8 thoughts on “Innovation II: Skill gaps and the nature of the disruptive technology”

  1. Don’t be so sure about innovation killing the simple tasks.

    It might be that innovation will do away with many required ‘skills’ that are today considered relatively sophisticated but leave a large amount of ‘simple’ tasks unaffected.

  2. This is one reason why open educational content is so interesting to me in period A- it allows us to de-couple pedagogy and incumbent interests.

    I think of it (perhaps crudely) as analogous to the Microsoft/Linux security debates. It’s argued that Linux can provide better security because it is capable of incremental, granular security fixes *developed by anyone who cares*. With Microsoft, you might have to wait for months for them code and release a patch.

    With open education, anyone can commit a “patch” to the educational process.

  3. The nature of disruptive technology is that it is not as good as the old tech, at what the old tech was good at. The new is good at something new, or else we would only be talking about incremental development of the old.

    A better example would have been Facit, not the shipyard industry since the fall of that had a lot more aspects than just technology. It was just as much about globalisation and politics. We just have to go east to finland, their shipyard industry did not die as ours did. The fall of Facit on the other hand, that was about disruptive technology.

    Facit did understand both the threat and the possibility of the electronics, _very_ early too. They started cooperations with exactly the right partners in electronics and so on. Facit did even, under a short period, produce mainframe computers that was regarded as the best in world. But short thereafter they closed down most things electronic and put all their energy in producing mechanical calculators. Why?

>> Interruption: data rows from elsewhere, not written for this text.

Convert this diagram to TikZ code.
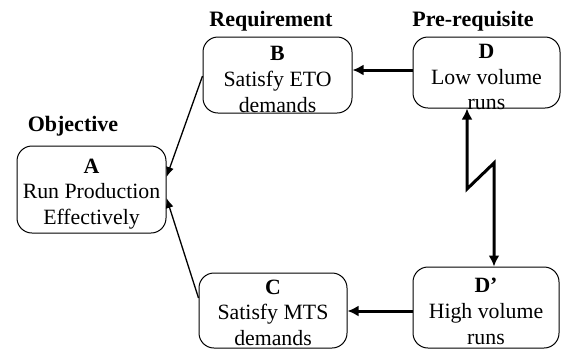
\documentclass[tikz,border=0pt]{standalone}
\usepackage{fontspec}
\setmainfont{Liberation Serif}
\usetikzlibrary{arrows.meta,calc}
\begin{document}
\begin{tikzpicture}[x=0.5pt,y=-0.5pt,
  box/.style={draw,line width=0.5pt,rounded corners=7.5pt,inner sep=0pt},
  txt/.style={align=center,inner sep=0pt,yshift=-2.3pt,font=\fontsize{10.9}{12.9}\selectfont},
  head/.style={font=\fontsize{11}{13}\selectfont\bfseries,anchor=base,inner sep=0pt},
  thin/.style={line width=0.65pt,-{Latex[length=5pt,width=4pt]}},
  thick/.style={line width=1.5pt,-{Latex[length=5.5pt,width=5.5pt]}}]
\useasboundingbox (0,0) rectangle (561,349);
\node[box,minimum width=74.5pt,minimum height=43.5pt,label={[txt]center:\textbf{A}\\Run Production\\Effectively}] (A) at (91.5,189.5) {};
\node[box,minimum width=74.5pt,minimum height=38pt,label={[txt]center:\textbf{B}\\Satisfy ETO\\demands}] (B) at (277.5,75) {};
\node[box,minimum width=73.5pt,minimum height=35.5pt,label={[txt]center:\textbf{D}\\Low volume\\runs}] (D) at (486.5,72.5) {};
\node[box,minimum width=74pt,minimum height=37.5pt,label={[txt,yshift=1.2pt]center:\textbf{C}\\Satisfy MTS\\demands}] (C) at (273,310.5) {};
\node[box,minimum width=73pt,minimum height=40.5pt,label={[txt,yshift=0.3pt]center:\textbf{D’}\\High volume\\runs}] (D2) at (486,307.5) {};
\node[head] (lo) at (73,131) {Objective};
\node[head] (lr) at (271,26) {Requirement};
\node[head] (lp) at (473,26) {Pre-requisite};
\draw[thin] ($(B.west)+(0,1)$) -- ($(A.east)+(0,-12.5)$);
\draw[thin] ($(C.west)+(0,-12.5)$) -- ($(A.east)+(0,8.5)$);
\coordinate (dd) at ($(D.west)+(0,-2.5)$);
\draw[thick] (dd) -- (dd -| B.east);
\coordinate (dc) at ($(D2.west)+(0,3.5)$);
\draw[thick] (dc) -- (dc -| C.east);
\coordinate (z1) at (467,189);
\coordinate (z2) at (494,163);
\draw[line width=1.5pt,{Latex[length=5.5pt,width=5.5pt]}-{Latex[length=5.5pt,width=5.5pt]},line join=miter]
  (z1 |- D.south) -- (z1) -- (z2) -- (z2 |- D2.north);
\end{tikzpicture}
\end{document}
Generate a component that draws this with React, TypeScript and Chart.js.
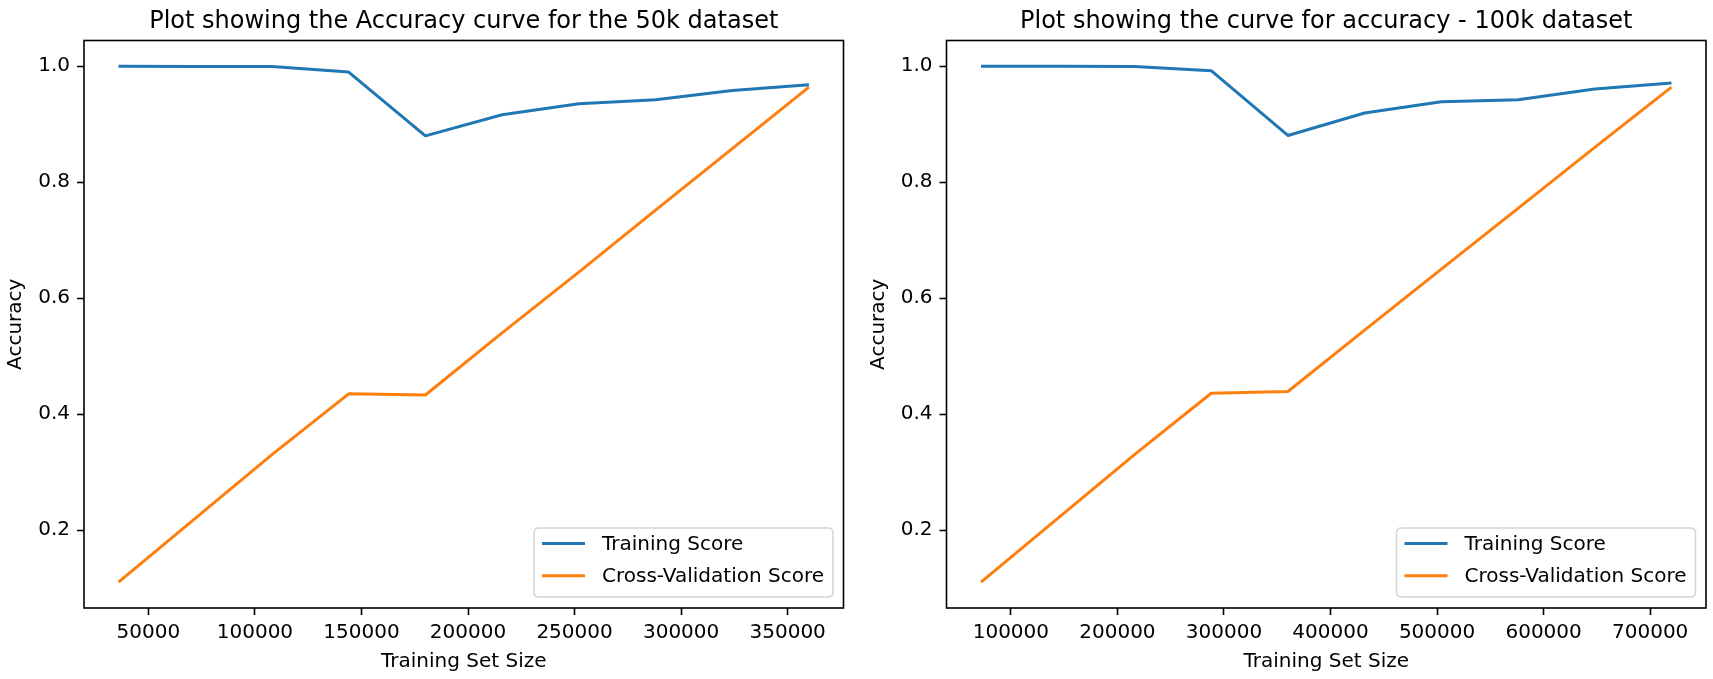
import React, { useEffect, useRef } from "react";
import { Chart, registerables } from "chart.js";

Chart.register(...registerables);

// ---------- data ----------
const SIZES_50K = [36000, 72000, 108000, 144000, 180000, 216000, 252000, 288000, 324000, 360000];
const TRAIN_50K = [1.0, 0.9998, 0.9995, 0.990, 0.880, 0.9165, 0.9355, 0.9424, 0.9584, 0.9682];
const CV_50K = [0.110, 0.220, 0.330, 0.435, 0.433, 0.540, 0.645, 0.752, 0.858, 0.964];

const SIZES_100K = [72000, 144000, 216000, 288000, 360000, 432000, 504000, 576000, 648000, 720000];
const TRAIN_100K = [1.0, 0.9999, 0.9997, 0.9924, 0.8807, 0.9194, 0.939, 0.9424, 0.9608, 0.971];
const CV_100K = [0.110, 0.220, 0.330, 0.436, 0.439, 0.545, 0.650, 0.755, 0.860, 0.964];

const Y_TICKS = [0.2, 0.4, 0.6, 0.8, 1.0];
const X_TICKS_50K = [50000, 100000, 150000, 200000, 250000, 300000, 350000];
const X_TICKS_100K = [100000, 200000, 300000, 400000, 500000, 600000, 700000];

const TITLE_50K = "Plot showing the Accuracy curve for the 50k dataset";
const TITLE_100K = "Plot showing the curve for accuracy - 100k dataset";
const SERIES_LABELS = ["Training Score", "Cross-Validation Score"];
const X_LABEL = "Training Set Size";
const Y_LABEL = "Accuracy";

const BLUE = "#1f77b4";
const ORANGE = "#ff7f0e";
const FONT = '"DejaVu Sans", "Liberation Sans", sans-serif';
const H = 679;

function paddedRange(vals: number[]) {
  const lo = Math.min(...vals);
  const hi = Math.max(...vals);
  const m = (hi - lo) * 0.05;
  return [lo - m, hi + m];
}

const framePlugin = {
  id: "frame",
  afterDatasetsDraw(chart: any) {
    const { ctx, chartArea } = chart;
    ctx.save();
    ctx.strokeStyle = "#000";
    ctx.lineWidth = 1.6;
    ctx.strokeRect(chartArea.left, chartArea.top, chartArea.right - chartArea.left, chartArea.bottom - chartArea.top);
    ctx.restore();
  },
};

const axesTitlePlugin = {
  id: "axesTitle",
  afterDraw(chart: any, _args: any, opts: any) {
    const { ctx, chartArea } = chart;
    ctx.save();
    ctx.fillStyle = "#000";
    ctx.font = `24px ${FONT}`;
    ctx.textAlign = "center";
    ctx.textBaseline = "alphabetic";
    ctx.fillText(opts.text, (chartArea.left + chartArea.right) / 2, chartArea.top - 13);
    ctx.restore();
  },
};

const innerLegendPlugin = {
  id: "innerLegend",
  afterDatasetsDraw(chart: any) {
    const { ctx, chartArea } = chart;
    const ds = chart.data.datasets;
    ctx.save();
    ctx.font = `20px ${FONT}`;
    const textW = Math.max(...ds.map((d: any) => ctx.measureText(d.label).width));
    const w = 68 + textW + 9;
    const h = 69;
    const x = chartArea.right - 10.5 - w;
    const y = chartArea.bottom - 11 - h;
    const r = 5;
    ctx.beginPath();
    ctx.moveTo(x + r, y);
    ctx.lineTo(x + w - r, y);
    ctx.quadraticCurveTo(x + w, y, x + w, y + r);
    ctx.lineTo(x + w, y + h - r);
    ctx.quadraticCurveTo(x + w, y + h, x + w - r, y + h);
    ctx.lineTo(x + r, y + h);
    ctx.quadraticCurveTo(x, y + h, x, y + h - r);
    ctx.lineTo(x, y + r);
    ctx.quadraticCurveTo(x, y, x + r, y);
    ctx.closePath();
    ctx.fillStyle = "rgba(255,255,255,0.8)";
    ctx.fill();
    ctx.strokeStyle = "#d4d4d4";
    ctx.lineWidth = 1.5;
    ctx.stroke();
    ds.forEach((d: any, i: number) => {
      const cy = y + 15.5 + i * 32.3;
      ctx.beginPath();
      ctx.strokeStyle = d.borderColor;
      ctx.lineWidth = 3;
      ctx.moveTo(x + 8, cy);
      ctx.lineTo(x + 51, cy);
      ctx.stroke();
      ctx.fillStyle = "#000";
      ctx.textAlign = "left";
      ctx.textBaseline = "middle";
      ctx.fillText(d.label, x + 68, cy + 1);
    });
    ctx.restore();
  },
};

type PanelProps = {
  left: number;
  width: number;
  padRight: number;
  yAxisWidth: number;
  yTitlePad: number;
  title: string;
  sizes: number[];
  train: number[];
  cv: number[];
  xTicks: number[];
};

function Panel(p: PanelProps) {
  const ref = useRef<HTMLCanvasElement | null>(null);
  useEffect(() => {
    if (!ref.current) return;
    const [xmin, xmax] = paddedRange(p.sizes);
    const [ymin, ymax] = paddedRange([...p.train, ...p.cv]);
    const tickFont = { family: FONT, size: 20 };
    const chart = new Chart(ref.current, {
      type: "line",
      data: {
        datasets: [
          {
            label: SERIES_LABELS[0],
            data: p.sizes.map((s, i) => ({ x: s, y: p.train[i] })),
            borderColor: BLUE,
            backgroundColor: BLUE,
            borderWidth: 3,
            pointRadius: 0,
            tension: 0,
            borderJoinStyle: "round",
            fill: false,
          },
          {
            label: SERIES_LABELS[1],
            data: p.sizes.map((s, i) => ({ x: s, y: p.cv[i] })),
            borderColor: ORANGE,
            backgroundColor: ORANGE,
            borderWidth: 3,
            pointRadius: 0,
            tension: 0,
            borderJoinStyle: "round",
            fill: false,
          },
        ],
      },
      options: {
        animation: false,
        responsive: false,
        devicePixelRatio: 1,
        layout: { padding: { left: 0, right: p.padRight, top: 40.5, bottom: 0 } },
        plugins: {
          legend: { display: false },
          tooltip: { enabled: false },
          title: { display: false },
          axesTitle: { text: p.title },
        } as any,
        scales: {
          x: {
            type: "linear",
            min: xmin,
            max: xmax,
            afterBuildTicks: (s: any) => {
              s.ticks = p.xTicks.map((v) => ({ value: v }));
            },
            afterFit: (s: any) => {
              s.height = 71;
            },
            grid: { drawOnChartArea: false, drawTicks: true, tickLength: 7, tickWidth: 1.6, tickColor: "#000" },
            border: { display: false },
            ticks: {
              padding: 6,
              color: "#000",
              font: tickFont,
              maxRotation: 0,
              autoSkip: false,
              callback: (v: any) => String(v),
            },
            title: {
              display: true,
              text: X_LABEL,
              color: "#000",
              font: tickFont,
              padding: { top: 0, bottom: 5 },
            },
          },
          y: {
            type: "linear",
            min: ymin,
            max: ymax,
            afterBuildTicks: (s: any) => {
              s.ticks = Y_TICKS.map((v) => ({ value: v }));
            },
            afterFit: (s: any) => {
              s.width = p.yAxisWidth;
            },
            grid: { drawOnChartArea: false, drawTicks: true, tickLength: 7, tickWidth: 1.6, tickColor: "#000" },
            border: { display: false },
            ticks: {
              padding: 7,
              color: "#000",
              font: tickFont,
              autoSkip: false,
              callback: (v: any) => Number(v).toFixed(1),
            },
            title: {
              display: true,
              text: Y_LABEL,
              color: "#000",
              font: tickFont,
              padding: { top: p.yTitlePad, bottom: 0 },
            },
          },
        },
      },
      plugins: [framePlugin, axesTitlePlugin, innerLegendPlugin],
    } as any);
    return () => chart.destroy();
  }, []);
  return (
    <canvas
      ref={ref}
      width={p.width}
      height={H}
      style={{ position: "absolute", left: p.left, top: 0, width: p.width, height: H }}
    />
  );
}

export default function App() {
  return (
    <div style={{ position: "fixed", left: 0, top: 0, width: 1713, height: H, background: "#fff", overflow: "hidden" }}>
      <Panel
        left={0}
        width={856}
        padRight={12.5}
        yAxisWidth={84}
        yTitlePad={4}
        title={TITLE_50K}
        sizes={SIZES_50K}
        train={TRAIN_50K}
        cv={CV_50K}
        xTicks={X_TICKS_50K}
      />
      <Panel
        left={856}
        width={857}
        padRight={7}
        yAxisWidth={90.5}
        yTitlePad={10.5}
        title={TITLE_100K}
        sizes={SIZES_100K}
        train={TRAIN_100K}
        cv={CV_100K}
        xTicks={X_TICKS_100K}
      />
    </div>
  );
}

    Quite simple actually. They just went and asked their customers, their old long time stable big customers, they did not want mini calculators, those did not even have a paper roll.. and the demand for computers was even less, among their _old_ customers, those that pay their bills. Some years later 10K people got laid off.

    Hasselblad did the same in year 2000 when they closed down their electronic department that once actually led the development in digital imaging (made impressive headlines at the olympics in 1984, with digital equipment to send images across the globe). Hasselblad listened on their customers, they did not want expensive toy cameras with really crappy image quality. Yes, in 2000 digital cameras was expensive and really crappy toys compared to Hasselblad. So why produce things that their customers do not ask for? A couple of years later Hasselblad was on the verge of going bankrupt.

    And please, do not mix up knowledge with education, it is not the same. Unresponsible people do always mix this up, on purpose if necessary. They do not dare to take the responsibility it takes to judge knowledge, even if it is obvious, they demand education to have a paper to excuse them self over – but he/she was educated, i did nothing wrong.. Just like when someone tries to weasel out of responsibility by saying: But i was just following order..

    Also remember that any education is inherently old knowledge, please do not mix up education with science either. This is especially important when talking about disruptive technology, because one more nature of it is that it is new, and schools are many times even older than its teachers. But things like this do have a lot mental blocks around them. Any one who have made sacrifices, need to mentally find justification. The same goes for most things we do. Se these aspects kicks in both at the teacher and the pupil. Criticize the expensive luxury car that some middle class guy just bought for his life savings, and you risk getting his fist in your face. Criticize the same car that a millionaire bought and he might even get curious. To change anything in the school system, risk sending both teachers and former pupils into system justification.

  4. Swedish shipyards had a problem because of competition from Polish and Korean shipyards. But Swedish libraries and lawyers don’t feel any competition from Poland or Korea. They don’t even feel the competition from the library or lawyer in the neighbor city, because their users don’t shop around. So I think your idea of governments as threatened incumbents needs some more thinking.

  5. Libraries today have competition from e-libraries that make the books available on the net.

    Borders recently went into default because of competition from Amazon and other Internet bookshops and e-books.

    So any market dealing in information are today or tomorrow going through a change. The number of librarians will diminish greatly as we go from libraries being physical to a site on the net. Instead of having a library in every city we can go to having one for each language and in the end when the whole world speak the same language – we will move towards a world where the optimal number of libraries will be very small – maybe even just one single library on the whole earth.

    EU shows that goverments is going the same way, larger parts of the earth will be controlled by a single legislative body. IT makes it easier to control a larger area today because it dont take months for messages to travel from one part of europe and back. Today that takes seconds – EU could not have been formed without todays instant communicate. Noone is more then a phone call away.

  6. “Den 1 mars 2009 var 5 680 personer anställda vid folkbiblioteken (2008: 5 795).” enligt kulturrådet. När kommer den stora minskningen, Anders? Nätet tar kanske bort läsare från de fysiska biblioteken, men det inverkar inte på deras budget. Har antalet jurister minskat nu när IT erbjuder effektivare arbetsredskap åt dem?

  7. Computer var en gång i tiden namnet på ett yrke – en person som räknade. De är idag ersatta av andra. Samma gäller t.ex. juristteam som sysslade med informationssökning de ersätts av datorer. http://search.slashdot.org/story/11/03/07/014206/Is-Software-Driving-a-Falling-Demand-For-Brains

    Samma kommer förmodligen ske med många av de bibliotekarier som hanterar utlåning och urval av litteratur till biblioteket. Yrket försvinner inte helt – men många enkla arbetsmoment försvinner när biblioteken inte längre behöver syssla med utlåning av fysiska böcker vilket leder till att färre behövs inom biblioteken. Hur lång det tar kan jag inte sia om men branscher utan riktig konkurrens brukar ta lång tid att förändra.

  8. Att något “tar lång tid” att förändra är detsamma som att det står still. Varvs- och tekoindustrierna stod inte still, utan påverkades direkt av priskonkurrensen. Om varvsindustrin hade “tagit lång tid” att förändra, så hade den funnits kvar idag och Lindholmen hade varit full av varvsindustri i stället för Chalmers nybygge.